Support for the Northern Ireland Protocol is "edging up", according to the findings of the latest poll on the post-Brexit trading arrangements.
And while a majority see it as an economic opportunity, many remain deeply concerned about its impact on political stability.
A row over the protocol has led to the collapse of the Stormont Assembly and Executive with the DUP refusing to re-enter power-sharing until its concerns are addressed.
They say it is undermining the union and Northern Ireland’s place in the UK’s internal market.
55% of respondents to a Queen’s University survey believe the protocol is an appropriate way to manage the impact of Brexit on Northern Ireland - up from 47% a year ago.
But a majority of those polled - 55% - have concerns about the implications were the grace periods, which smooth the current application of the protocol, to end.
The biggest worry people have is what that might mean for delivery of parcels from Great Britain, followed by possible restrictions on plants and seeds.
And 46% of people who took part think the protocol is having a negative impact on Northern Ireland’s place in the United Kingdom, including the UK’s internal market.
That is down somewhat on previous polls but remains significant.
The UK government is the most distrusted party in the current dispute, according to 84% of respondents.
And 57% of those who took part believe there is no justification for it taking the current unilateral approach via planned Westminster legislation to set aside large parts of the protocol.
Professor Katy Hayward, who helped analyse the findings, said people in Northern Ireland had strong, often divided views on the protocol.

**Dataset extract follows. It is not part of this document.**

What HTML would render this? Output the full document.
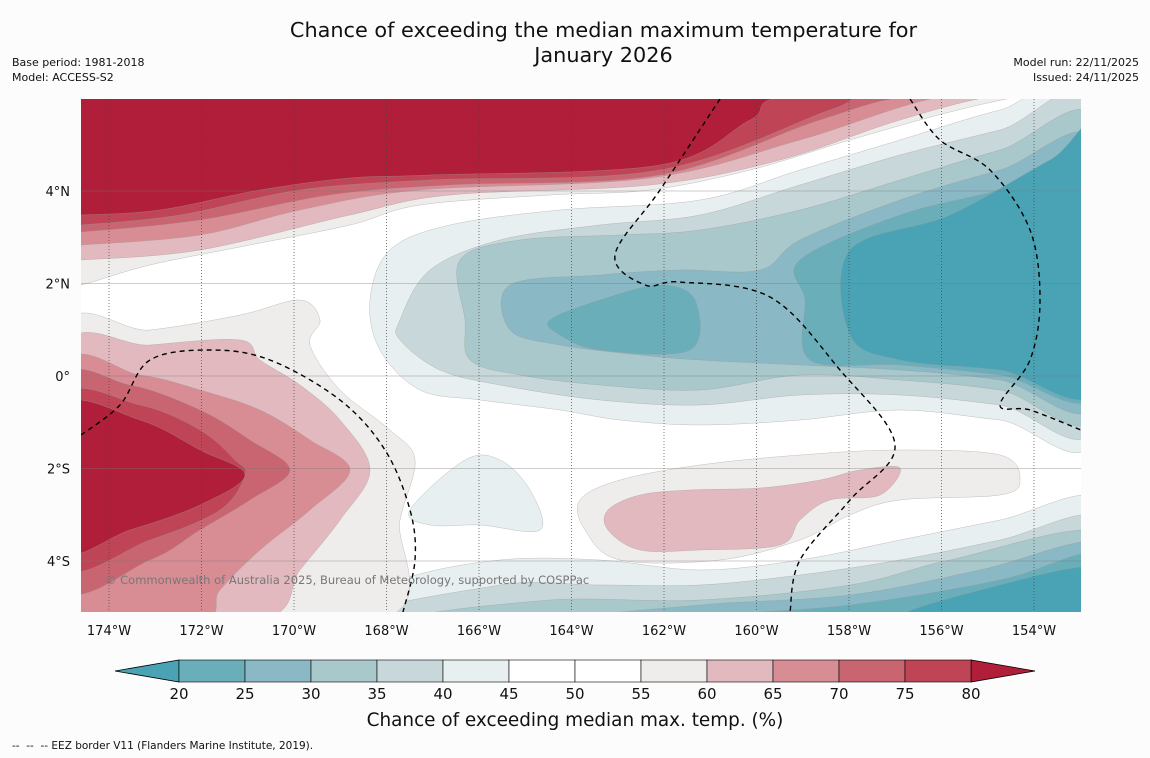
<!DOCTYPE html>
<html><head><meta charset="utf-8">
<style>
body{margin:0;background:#fcfcfc;font-family:"DejaVu Sans","Liberation Sans",sans-serif;}
#wrap{position:relative;width:1150px;height:758px;overflow:hidden;background:#fcfcfc;}
.t{position:absolute;color:#111;}
svg text{font-family:"DejaVu Sans","Liberation Sans",sans-serif;}
</style></head><body>
<div id="wrap">
<div class="t" style="left:0;width:1207px;top:18px;text-align:center;font-size:20.8px;line-height:25px;">Chance of exceeding the median maximum temperature for<br>January 2026</div>
<div class="t" style="left:12px;top:55px;font-size:11px;line-height:15px;">Base period: 1981-2018<br>Model: ACCESS-S2</div>
<div class="t" style="right:11px;top:55px;font-size:11px;line-height:15px;text-align:right;">Model run: 22/11/2025<br>Issued: 24/11/2025</div>
<svg id="svg" width="1150" height="758" style="position:absolute;left:0;top:0"></svg>
<div class="t" style="left:12px;top:740px;font-size:10.5px;">--&nbsp; --&nbsp; -- EEZ border V11 (Flanders Marine Institute, 2019).</div>
</div>
<script>
const levels=[20,25,30,35,40,45,50,55,60,65,70,75,80];
const binColors=["#6aaeba","#8ab8c4","#a8c8cc","#c8d8da","#e8eff0","#ffffff","#ffffff","#efecec","#e2b9be","#d88d95","#c96571","#bf4556"];
const lowColor="#4aa3b5", highColor="#b01e3a";
const lonTicks=[174,172,170,168,166,164,162,160,158,156,154];
const latTicks=[4,2,0,-2,-4];
const X=lon=>109+(174-lon)*46.25;
const Y=lat=>376-lat*46.25;
const NS="http://www.w3.org/2000/svg";
const svg=document.getElementById('svg');
function mk(tag,attrs,parent){const e=document.createElementNS(NS,tag);for(const k in attrs)e.setAttribute(k,attrs[k]);(parent||svg).appendChild(e);return e;}
function smooth(p,closed){let d="M"+p[0][0]+","+p[0][1];const n=p.length;
 for(let i=0;i<(closed?n:n-1);i++){const p0=p[(i-1+n)%n],p1=p[i],p2=p[(i+1)%n],p3=p[(i+2)%n];
  const a=closed||i>0?p0:p1,b=closed||i<n-2?p3:p2;
  d+=` C${p1[0]+(p2[0]-a[0])/6},${p1[1]+(p2[1]-a[1])/6} ${p2[0]-(b[0]-p1[0])/6},${p2[1]-(b[1]-p1[1])/6} ${p2[0]},${p2[1]}`;}
 return d+(closed?"Z":"");}
const defs=mk('defs',{});const cp=mk('clipPath',{id:'mc'},defs);mk('rect',{x:81,y:99,width:1000,height:513},cp);
const g=mk('g',{'clip-path':'url(#mc)'});


mk('rect',{x:81,y:99,width:1000,height:513,fill:'#fff'},g);
function region(name,col,pts){const p=mk('path',{d:smooth(pts,true),fill:col,stroke:'#999','stroke-width':0.3},g);
 }
const topC=[["#efecec",[[81,285],[150,265],[250,245],[350,225],[420,205],[550,195],[650,190],[750,170],[850,140],[950,112],[1030,95]]],
["#e2b9be",[[81,260],[200,250],[350,215],[450,195],[650,185],[780,160],[900,120],[1000,95]]],
["#d88d95",[[81,245],[200,235],[300,210],[420,190],[650,178],[800,140],[950,95]]],
["#c96571",[[81,232],[200,220],[330,195],[450,185],[660,175],[820,120],[920,95]]],
["#bf4556",[[81,225],[180,215],[300,190],[430,180],[660,170],[830,110],[880,95]]],
["#b01e3a",[[81,215],[160,210],[260,190],[350,178],[430,175],[660,165],[750,120],[800,95]]]];
topC.forEach((c,i)=>region('north-warm-band-'+i,c[0],[[60,95],[60,c[1][0][1]],...c[1],[1100,90]]));
region('east-cool-40',"#e8eff0",[[370,300],[390,250],[450,225],[560,210],[700,200],[800,170],[900,140],[1000,110],[1100,90],[1100,430],[1000,420],[900,410],[800,420],[700,425],[620,420],[560,410],[480,400],[420,390],[380,350]]);
region('east-cool-35',"#c8d8da",[[400,320],[430,270],[500,240],[600,225],[700,215],[800,185],[900,155],[1000,130],[1100,105],[1100,420],[1000,405],[900,395],[800,395],[700,405],[600,400],[500,385],[440,370],[400,340]]);
region('east-cool-30',"#a8c8cc",[[460,260],[520,240],[620,235],[700,230],[800,210],[900,180],[1000,150],[1100,125],[1100,410],[1000,390],[900,380],[800,375],[700,390],[600,385],[520,375],[470,360],[465,320]]);
region('east-cool-25',"#8ab8c4",[[510,285],[600,275],[680,270],[760,270],[800,240],[900,200],[1000,170],[1100,145],[1100,400],[1000,380],[900,370],[800,365],[700,360],[640,355],[560,345],[510,330]]);
region('central-cool-20',"#6aaeba",[[550,320],[600,300],[660,285],[695,300],[690,350],[600,350],[560,335]]);
region('east-cool-20',"#6aaeba",[[800,260],[900,215],[1000,190],[1100,160],[1100,390],[1000,375],[900,365],[810,360],[805,300]]);
region('east-cool-low',lowColor,[[850,250],[950,215],[1050,160],[1100,135],[1100,385],[1000,370],[900,360],[850,335]]);
region('south-cool-40',"#e8eff0",[[330,620],[400,580],[500,560],[600,560],[700,570],[800,560],[900,540],[1000,520],[1100,500],[1100,620]]);
region('small-cool-patch',"#e8eff0",[[410,510],[465,460],[500,460],[530,490],[540,530],[480,525],[430,525]]);
region('south-cool-35',"#c8d8da",[[400,620],[500,585],[600,585],[700,585],[800,575],[900,560],[1000,540],[1100,518],[1100,620]]);
region('south-cool-30',"#a8c8cc",[[450,620],[550,600],[700,600],[850,585],[950,560],[1100,532],[1100,620]]);
region('south-cool-25',"#8ab8c4",[[600,620],[700,605],[850,595],[980,570],[1100,543],[1100,620]]);
region('south-cool-20',"#6aaeba",[[680,620],[850,605],[1000,580],[1100,553],[1100,620]]);
region('south-cool-low',lowColor,[[900,620],[1000,585],[1100,568],[1100,620]]);
region('sw-warm-55',"#efecec",[[60,335],[150,330],[240,315],[300,300],[320,320],[310,345],[340,390],[390,430],[415,460],[400,520],[380,620],[60,620]]);
region('sw-warm-60',"#e2b9be",[[60,355],[150,345],[240,340],[260,360],[300,385],[340,420],[370,470],[340,520],[300,570],[260,620],[60,620]]);
region('sw-warm-65',"#d88d95",[[60,372],[140,375],[200,390],[260,410],[310,440],[350,470],[310,510],[260,550],[220,590],[200,620],[60,620]]);
region('sw-warm-70',"#c96571",[[60,385],[130,385],[200,410],[250,440],[290,470],[250,500],[200,530],[150,560],[60,585]]);
region('sw-warm-75',"#bf4556",[[60,400],[140,405],[200,430],[235,460],[245,475],[220,510],[150,540],[60,565]]);
region('sw-warm-80',highColor,[[60,408],[140,420],[200,450],[245,475],[200,505],[130,530],[60,548]]);
region('sc-warm-55',"#efecec",[[580,500],[620,480],[700,465],[800,455],[900,450],[1000,455],[1020,480],[1000,495],[900,500],[850,515],[800,540],[720,560],[620,560],[585,530]]);
region('sc-warm-60',"#e2b9be",[[608,510],[640,495],[690,490],[760,488],[820,480],[860,470],[900,468],[880,495],[830,500],[800,520],[780,545],[700,550],[640,550],[608,530]]);
lonTicks.forEach(l=>{const x=X(l);mk('line',{x1:x,x2:x,y1:99,y2:612,stroke:'#444','stroke-width':0.7,'stroke-dasharray':'1,2'},g);});
latTicks.forEach(l=>{const y=Y(l);mk('line',{x1:81,x2:1081,y1:y,y2:y,stroke:'#777','stroke-width':0.6,opacity:0.7},g);});
[[[720,99],[660,190],[615,255],[645,285],[680,282],[770,297],[840,370],[895,445],[850,500],[800,560],[790,612]],
 [[910,99],[940,140],[990,170],[1030,230],[1040,300],[1030,360],[1000,405],[1030,410],[1081,430]],
 [[81,435],[120,405],[150,360],[210,350],[270,360],[340,400],[385,450],[410,510],[415,560],[403,612]]].forEach((p,i)=>{
 const e=mk('path',{d:smooth(p,false),fill:'none',stroke:'#000','stroke-width':1.4,'stroke-dasharray':'5,4'},g);
 });
const cr=mk('text',{x:105,y:584,'font-size':11.5,fill:'#777'},g);cr.textContent="© Commonwealth of Australia 2025, Bureau of Meteorology, supported by COSPPac";

lonTicks.forEach(l=>{const t=mk('text',{x:X(l),y:635,'font-size':13,'text-anchor':'middle',fill:'#111'});t.textContent=l+"°W";
 });
latTicks.forEach(l=>{const t=mk('text',{x:70,y:Y(l)+5,'font-size':13,'text-anchor':'end',fill:'#111'});t.textContent=l==0?"0°":Math.abs(l)+"°"+(l>0?"N":"S");
 });
const cx=v=>179+(v-20)*13.2;
const lo=mk('polygon',{points:`115,671 ${cx(20)},660 ${cx(20)},682`,fill:lowColor,stroke:'#000','stroke-width':0.8});

const hi=mk('polygon',{points:`1035,671 ${cx(80)},660 ${cx(80)},682`,fill:highColor,stroke:'#000','stroke-width':0.8});

binColors.forEach((c,i)=>{const r=mk('rect',{x:cx(levels[i]),y:660,width:cx(levels[i+1])-cx(levels[i]),height:22,fill:c,stroke:'#000','stroke-width':0.6});
 });
levels.forEach(v=>{const t=mk('text',{x:cx(v),y:699,'font-size':15,'text-anchor':'middle',fill:'#111'});t.textContent=v;
 });
const ct=mk('text',{x:575,y:726,'font-size':18.4,'text-anchor':'middle',fill:'#111'});ct.textContent="Chance of exceeding median max. temp. (%)";

</script>
</body></html>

"But one of the things that they agree most on (77%) is that the UK and EU should jointly present factual information on the protocol.
"The lack of agreement from the UK and EU as to the actual meaning and problems of the protocol is clearly exacerbating the divisive effects of the topic on the ground in Northern Ireland."
Her colleague Professor David Phinnemore said people in Northern Ireland continued to have genuine concerns about what the full operation of the protocol would mean.
"Yet this latest polling also shows support for the protocol edging upwards and almost two-thirds of respondents seeing economic opportunities in it."
Just over half of respondents - 52% - believe Northern Ireland's MLAs should vote to continue the arrangement when they are asked in two years' time. 40% would prefer them to vote it down.
The poll is the fifth in a series conducted by Lucid Talk on behalf of Queen’s University that tracks public opinion on the protocol.
It was conducted between 3-6 June from a weighted sample of 1,497 respondents.
55% of those polled believe the protocol is having a positive effect on the Northern Ireland economy with 65% believing it offers unique economic opportunities.
By contrast, the biggest concerns are for the political implications of the current row over its operation.
59% of those who took part believe the protocol is having a negative impact on political stability and on British-Irish relations.